Tuesday, May 26, 2009
Bitter-Sweet
We took Mom to Dad's grave and then visited Randy's grave. My Iris (yellow and purple) were blooming and the Peonies were about to bloom. The bouquet was quite pretty and looked really nice on the grave sites.
Mom had knee surgery and is doing good with that knee, but her other knee is bothering her and also her heels. Charlie-Marie and I had to hold both arms and she leaned heavy on us to make it back to the car. She was looking at the front of the headstone and said in surprise "oh look they even put my name on it." I reminded her that she had them do it when daddy died. Then she remembered.
Mom was pretty shaky and a little emotional.

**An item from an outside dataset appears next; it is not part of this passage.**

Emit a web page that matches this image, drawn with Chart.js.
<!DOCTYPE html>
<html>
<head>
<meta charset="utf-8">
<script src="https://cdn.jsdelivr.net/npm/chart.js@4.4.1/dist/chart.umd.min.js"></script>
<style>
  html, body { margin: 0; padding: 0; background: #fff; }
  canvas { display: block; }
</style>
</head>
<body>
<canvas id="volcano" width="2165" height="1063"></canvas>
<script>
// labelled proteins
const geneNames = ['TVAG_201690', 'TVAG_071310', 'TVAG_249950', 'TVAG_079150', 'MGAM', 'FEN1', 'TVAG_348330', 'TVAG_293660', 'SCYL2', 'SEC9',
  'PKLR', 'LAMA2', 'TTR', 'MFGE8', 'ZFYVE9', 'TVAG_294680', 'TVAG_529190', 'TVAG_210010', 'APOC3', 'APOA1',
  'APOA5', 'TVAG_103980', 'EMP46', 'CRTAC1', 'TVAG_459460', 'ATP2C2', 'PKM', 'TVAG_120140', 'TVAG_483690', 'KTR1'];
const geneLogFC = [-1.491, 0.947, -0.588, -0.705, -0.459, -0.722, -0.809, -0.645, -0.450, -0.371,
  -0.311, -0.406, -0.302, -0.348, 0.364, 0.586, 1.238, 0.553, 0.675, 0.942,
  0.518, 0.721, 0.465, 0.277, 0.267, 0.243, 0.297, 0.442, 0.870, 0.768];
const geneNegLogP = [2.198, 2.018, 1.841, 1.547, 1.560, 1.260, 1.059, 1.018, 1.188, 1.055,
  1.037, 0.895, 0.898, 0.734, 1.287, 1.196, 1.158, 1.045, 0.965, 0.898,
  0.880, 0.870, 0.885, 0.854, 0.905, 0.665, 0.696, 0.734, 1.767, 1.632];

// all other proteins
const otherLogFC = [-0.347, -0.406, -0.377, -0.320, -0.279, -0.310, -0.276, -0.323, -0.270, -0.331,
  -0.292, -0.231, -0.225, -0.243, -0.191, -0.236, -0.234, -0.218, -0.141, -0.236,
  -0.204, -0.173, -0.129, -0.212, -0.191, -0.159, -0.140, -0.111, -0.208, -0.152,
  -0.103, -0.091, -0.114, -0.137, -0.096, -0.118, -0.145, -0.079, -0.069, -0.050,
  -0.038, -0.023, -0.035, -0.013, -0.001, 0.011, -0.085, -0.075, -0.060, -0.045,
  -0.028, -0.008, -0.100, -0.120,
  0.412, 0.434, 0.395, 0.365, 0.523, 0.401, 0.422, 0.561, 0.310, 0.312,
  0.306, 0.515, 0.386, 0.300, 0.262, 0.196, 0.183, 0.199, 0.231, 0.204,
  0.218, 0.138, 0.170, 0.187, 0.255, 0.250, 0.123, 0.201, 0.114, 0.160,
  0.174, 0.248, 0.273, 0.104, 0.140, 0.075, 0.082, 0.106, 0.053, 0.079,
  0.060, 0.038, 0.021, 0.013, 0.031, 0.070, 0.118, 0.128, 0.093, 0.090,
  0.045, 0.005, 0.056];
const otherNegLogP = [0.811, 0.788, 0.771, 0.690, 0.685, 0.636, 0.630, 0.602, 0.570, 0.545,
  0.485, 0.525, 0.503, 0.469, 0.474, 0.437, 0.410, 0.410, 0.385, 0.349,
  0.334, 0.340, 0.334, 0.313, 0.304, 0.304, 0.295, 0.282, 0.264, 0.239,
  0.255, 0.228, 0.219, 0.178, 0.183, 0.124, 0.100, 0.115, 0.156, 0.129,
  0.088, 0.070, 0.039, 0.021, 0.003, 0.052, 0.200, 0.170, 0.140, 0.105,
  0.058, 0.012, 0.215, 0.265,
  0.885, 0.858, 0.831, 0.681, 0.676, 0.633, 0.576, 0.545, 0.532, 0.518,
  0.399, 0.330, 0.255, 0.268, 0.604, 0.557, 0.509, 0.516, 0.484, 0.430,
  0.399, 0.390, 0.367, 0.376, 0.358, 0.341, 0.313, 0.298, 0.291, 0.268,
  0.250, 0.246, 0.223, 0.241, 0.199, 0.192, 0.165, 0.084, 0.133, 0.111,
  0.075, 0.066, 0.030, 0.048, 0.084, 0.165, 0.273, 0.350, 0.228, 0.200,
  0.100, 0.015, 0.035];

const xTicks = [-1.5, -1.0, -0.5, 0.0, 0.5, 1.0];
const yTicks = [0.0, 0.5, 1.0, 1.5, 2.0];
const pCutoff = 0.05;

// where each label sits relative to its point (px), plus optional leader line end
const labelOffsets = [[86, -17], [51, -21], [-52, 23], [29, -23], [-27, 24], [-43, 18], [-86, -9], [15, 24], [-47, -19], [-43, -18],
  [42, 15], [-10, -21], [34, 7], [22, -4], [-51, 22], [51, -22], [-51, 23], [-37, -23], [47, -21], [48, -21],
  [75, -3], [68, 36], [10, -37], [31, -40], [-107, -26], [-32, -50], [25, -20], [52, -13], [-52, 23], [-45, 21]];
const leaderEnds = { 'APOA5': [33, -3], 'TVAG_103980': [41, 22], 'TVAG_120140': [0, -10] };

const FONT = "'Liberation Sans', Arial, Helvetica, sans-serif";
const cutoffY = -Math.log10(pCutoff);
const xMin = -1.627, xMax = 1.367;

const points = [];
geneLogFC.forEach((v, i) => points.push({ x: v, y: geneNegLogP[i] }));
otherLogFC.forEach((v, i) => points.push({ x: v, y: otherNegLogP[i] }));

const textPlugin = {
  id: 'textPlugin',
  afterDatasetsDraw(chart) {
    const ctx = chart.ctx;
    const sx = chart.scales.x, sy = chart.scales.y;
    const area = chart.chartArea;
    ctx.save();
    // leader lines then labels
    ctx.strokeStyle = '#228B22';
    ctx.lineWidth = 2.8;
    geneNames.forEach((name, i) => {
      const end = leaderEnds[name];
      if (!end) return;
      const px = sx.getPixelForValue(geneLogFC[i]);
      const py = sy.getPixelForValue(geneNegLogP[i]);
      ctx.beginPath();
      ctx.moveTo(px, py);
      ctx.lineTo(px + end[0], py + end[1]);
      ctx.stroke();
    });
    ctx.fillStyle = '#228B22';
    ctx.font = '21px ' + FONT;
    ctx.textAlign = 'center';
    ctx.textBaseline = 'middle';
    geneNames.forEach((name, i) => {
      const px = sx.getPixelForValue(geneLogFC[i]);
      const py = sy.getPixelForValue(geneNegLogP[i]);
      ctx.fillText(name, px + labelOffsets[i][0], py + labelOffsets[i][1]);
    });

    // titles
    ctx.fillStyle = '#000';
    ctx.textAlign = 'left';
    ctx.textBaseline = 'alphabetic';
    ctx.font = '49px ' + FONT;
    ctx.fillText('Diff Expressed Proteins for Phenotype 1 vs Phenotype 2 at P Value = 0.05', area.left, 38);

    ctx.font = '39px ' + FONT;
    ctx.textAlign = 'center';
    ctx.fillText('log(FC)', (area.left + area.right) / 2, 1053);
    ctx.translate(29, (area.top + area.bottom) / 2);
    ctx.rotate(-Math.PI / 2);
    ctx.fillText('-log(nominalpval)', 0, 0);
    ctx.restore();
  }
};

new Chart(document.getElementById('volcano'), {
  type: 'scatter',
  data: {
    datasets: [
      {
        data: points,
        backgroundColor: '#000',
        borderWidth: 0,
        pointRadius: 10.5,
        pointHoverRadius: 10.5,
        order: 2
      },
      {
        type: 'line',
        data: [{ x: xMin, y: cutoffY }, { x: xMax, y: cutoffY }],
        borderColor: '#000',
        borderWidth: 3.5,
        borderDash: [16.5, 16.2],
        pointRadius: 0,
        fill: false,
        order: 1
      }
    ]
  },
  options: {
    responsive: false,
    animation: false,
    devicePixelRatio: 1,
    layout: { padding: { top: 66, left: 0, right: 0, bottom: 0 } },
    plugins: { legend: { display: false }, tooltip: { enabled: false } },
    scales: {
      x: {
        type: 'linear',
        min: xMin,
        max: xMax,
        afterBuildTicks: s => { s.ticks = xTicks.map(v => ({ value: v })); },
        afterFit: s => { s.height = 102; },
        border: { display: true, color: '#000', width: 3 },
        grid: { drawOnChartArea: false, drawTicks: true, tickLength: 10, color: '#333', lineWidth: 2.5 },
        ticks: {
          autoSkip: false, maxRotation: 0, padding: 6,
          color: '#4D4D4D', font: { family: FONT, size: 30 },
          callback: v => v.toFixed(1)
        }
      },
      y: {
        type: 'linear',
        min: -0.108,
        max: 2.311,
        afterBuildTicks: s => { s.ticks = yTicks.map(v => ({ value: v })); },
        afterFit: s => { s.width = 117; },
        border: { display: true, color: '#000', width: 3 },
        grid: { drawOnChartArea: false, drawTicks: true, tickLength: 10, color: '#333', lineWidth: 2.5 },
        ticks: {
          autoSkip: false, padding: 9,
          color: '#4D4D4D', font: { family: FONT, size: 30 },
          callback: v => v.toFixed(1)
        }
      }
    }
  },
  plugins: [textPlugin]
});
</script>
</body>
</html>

Michael my tender heart was very emotional,When we went to Randy's grave, he didn't want to go because he would cry, and stayed in the car with Grandma. Ryan, as always was reverent, being so careful where to step.
When we got to Randy's grave they haven't been able to get the headstone yet, but we were pretty sure where he was buried. We located the outline of the cut grass and were able to place the flowers there. It was a tough moment for Clint, loosing his brother so recently. Charlie-Marie and Ryan immediately went to hug and console their dad. It really touched my heart. I remember Clint giving the dedicatory prayer and the spirit that was with him.
Some people may think me irreverent of the dead, but I truly believe that the body is just there, what makes them them, is their spirit. Having been blessed to feel the spirit of the 'dearly departed'(which I call them because that is what they are, dear and not with us for the moment)makes me know there is life beyond the mortal body. When Sister Herring(Charlie-Marie's piano teacher) and her husband died, Charlie was playing the piano and we both felt Sister Herring in our living room, telling us all was well and keep playing the piano. When Grandma Chapman died, we were standing in the cemetery around the casket. It was very clear and very cold. I felt a warmth encircle us. I knew it was Grandma giving us one last hug.
Michael and I went up to the cabin last year and were the only ones there for the night. As we were sitting on the front porch Dad visited us. Michael came and sat on my lap and both of us were crying. Dad was almost tangible.